## start
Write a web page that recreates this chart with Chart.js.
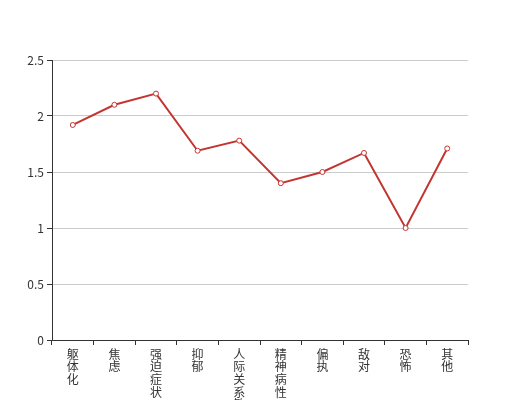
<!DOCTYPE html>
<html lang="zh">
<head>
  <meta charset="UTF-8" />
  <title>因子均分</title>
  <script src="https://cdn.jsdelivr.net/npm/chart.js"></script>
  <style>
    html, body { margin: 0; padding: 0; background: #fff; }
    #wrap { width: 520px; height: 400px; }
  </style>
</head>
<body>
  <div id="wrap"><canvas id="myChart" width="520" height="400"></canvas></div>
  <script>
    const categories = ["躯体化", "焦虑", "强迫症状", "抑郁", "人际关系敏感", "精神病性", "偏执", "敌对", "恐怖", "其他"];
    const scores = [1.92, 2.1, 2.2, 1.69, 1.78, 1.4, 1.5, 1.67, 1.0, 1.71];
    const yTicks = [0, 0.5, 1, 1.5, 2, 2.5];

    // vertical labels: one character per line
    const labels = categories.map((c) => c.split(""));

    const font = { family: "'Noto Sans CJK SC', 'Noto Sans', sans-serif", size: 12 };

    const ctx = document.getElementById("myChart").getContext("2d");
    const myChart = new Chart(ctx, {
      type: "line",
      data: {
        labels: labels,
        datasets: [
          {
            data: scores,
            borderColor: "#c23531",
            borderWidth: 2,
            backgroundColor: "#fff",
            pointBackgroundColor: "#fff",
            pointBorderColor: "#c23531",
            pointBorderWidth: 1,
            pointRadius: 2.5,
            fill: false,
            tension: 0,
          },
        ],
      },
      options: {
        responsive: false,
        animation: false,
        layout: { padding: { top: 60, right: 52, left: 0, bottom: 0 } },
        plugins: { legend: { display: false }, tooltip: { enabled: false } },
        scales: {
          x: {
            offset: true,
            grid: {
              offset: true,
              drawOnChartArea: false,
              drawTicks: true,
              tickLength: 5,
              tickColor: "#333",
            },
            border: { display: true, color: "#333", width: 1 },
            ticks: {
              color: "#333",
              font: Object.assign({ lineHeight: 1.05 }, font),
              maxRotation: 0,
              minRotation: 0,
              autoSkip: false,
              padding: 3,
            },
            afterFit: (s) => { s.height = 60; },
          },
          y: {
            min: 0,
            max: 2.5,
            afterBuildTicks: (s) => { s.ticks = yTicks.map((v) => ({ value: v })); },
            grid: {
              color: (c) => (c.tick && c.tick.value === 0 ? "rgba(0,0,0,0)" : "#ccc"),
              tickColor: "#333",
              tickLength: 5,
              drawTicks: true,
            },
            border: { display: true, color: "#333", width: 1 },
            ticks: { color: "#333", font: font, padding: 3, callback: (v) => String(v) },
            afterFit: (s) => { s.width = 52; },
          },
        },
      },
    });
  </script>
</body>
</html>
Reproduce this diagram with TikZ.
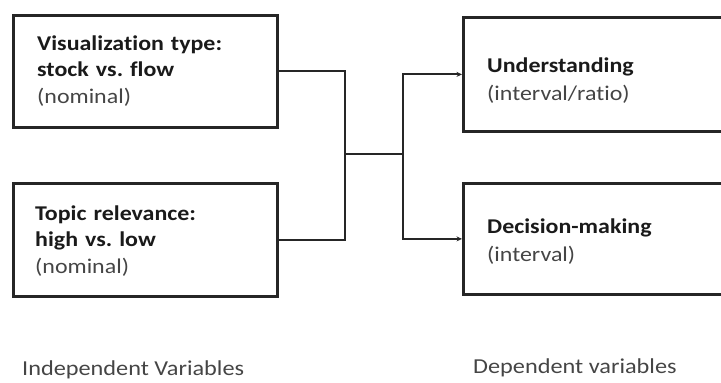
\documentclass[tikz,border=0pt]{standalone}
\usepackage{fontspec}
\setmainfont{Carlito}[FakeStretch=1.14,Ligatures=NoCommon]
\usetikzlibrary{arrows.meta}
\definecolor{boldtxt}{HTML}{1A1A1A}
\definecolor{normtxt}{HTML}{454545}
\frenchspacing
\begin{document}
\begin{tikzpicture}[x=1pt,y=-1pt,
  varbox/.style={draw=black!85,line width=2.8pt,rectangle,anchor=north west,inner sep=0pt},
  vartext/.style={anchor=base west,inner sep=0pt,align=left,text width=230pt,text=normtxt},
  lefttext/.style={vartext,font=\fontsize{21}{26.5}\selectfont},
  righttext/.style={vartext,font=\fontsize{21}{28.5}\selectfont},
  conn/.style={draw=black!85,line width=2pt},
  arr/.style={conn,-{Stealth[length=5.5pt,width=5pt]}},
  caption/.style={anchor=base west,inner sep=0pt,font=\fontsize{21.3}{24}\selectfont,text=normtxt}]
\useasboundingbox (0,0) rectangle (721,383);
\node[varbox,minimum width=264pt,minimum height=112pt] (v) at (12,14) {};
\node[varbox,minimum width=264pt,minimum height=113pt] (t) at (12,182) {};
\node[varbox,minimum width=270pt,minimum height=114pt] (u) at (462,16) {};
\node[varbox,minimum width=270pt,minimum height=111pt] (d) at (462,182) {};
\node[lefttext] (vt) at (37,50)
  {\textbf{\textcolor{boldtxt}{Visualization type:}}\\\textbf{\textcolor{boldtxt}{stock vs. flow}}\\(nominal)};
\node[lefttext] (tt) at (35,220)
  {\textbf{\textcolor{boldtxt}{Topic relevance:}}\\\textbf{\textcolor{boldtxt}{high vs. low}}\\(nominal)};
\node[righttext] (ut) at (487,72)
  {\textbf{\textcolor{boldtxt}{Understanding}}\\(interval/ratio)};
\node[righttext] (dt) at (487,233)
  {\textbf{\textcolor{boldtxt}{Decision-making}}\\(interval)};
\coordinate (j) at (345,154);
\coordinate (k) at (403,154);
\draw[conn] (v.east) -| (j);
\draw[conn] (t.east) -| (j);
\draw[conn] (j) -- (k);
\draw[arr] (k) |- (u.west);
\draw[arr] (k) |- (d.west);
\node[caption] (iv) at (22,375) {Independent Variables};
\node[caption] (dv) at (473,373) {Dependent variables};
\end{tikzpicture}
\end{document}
## end
Repeat the lines above, starting at the first and stopping after the line that holds "CJK SC', 'Noto", with the pictures left out.

Write a web page that recreates this chart with Chart.js.
<!DOCTYPE html>
<html lang="zh">
<head>
  <meta charset="UTF-8" />
  <title>因子均分</title>
  <script src="https://cdn.jsdelivr.net/npm/chart.js"></script>
  <style>
    html, body { margin: 0; padding: 0; background: #fff; }
    #wrap { width: 520px; height: 400px; }
  </style>
</head>
<body>
  <div id="wrap"><canvas id="myChart" width="520" height="400"></canvas></div>
  <script>
    const categories = ["躯体化", "焦虑", "强迫症状", "抑郁", "人际关系敏感", "精神病性", "偏执", "敌对", "恐怖", "其他"];
    const scores = [1.92, 2.1, 2.2, 1.69, 1.78, 1.4, 1.5, 1.67, 1.0, 1.71];
    const yTicks = [0, 0.5, 1, 1.5, 2, 2.5];

    // vertical labels: one character per line
    const labels = categories.map((c) => c.split(""));

    const font = { family: "'Noto Sans CJK SC', 'Noto Sans', sans-serif", size: 12 };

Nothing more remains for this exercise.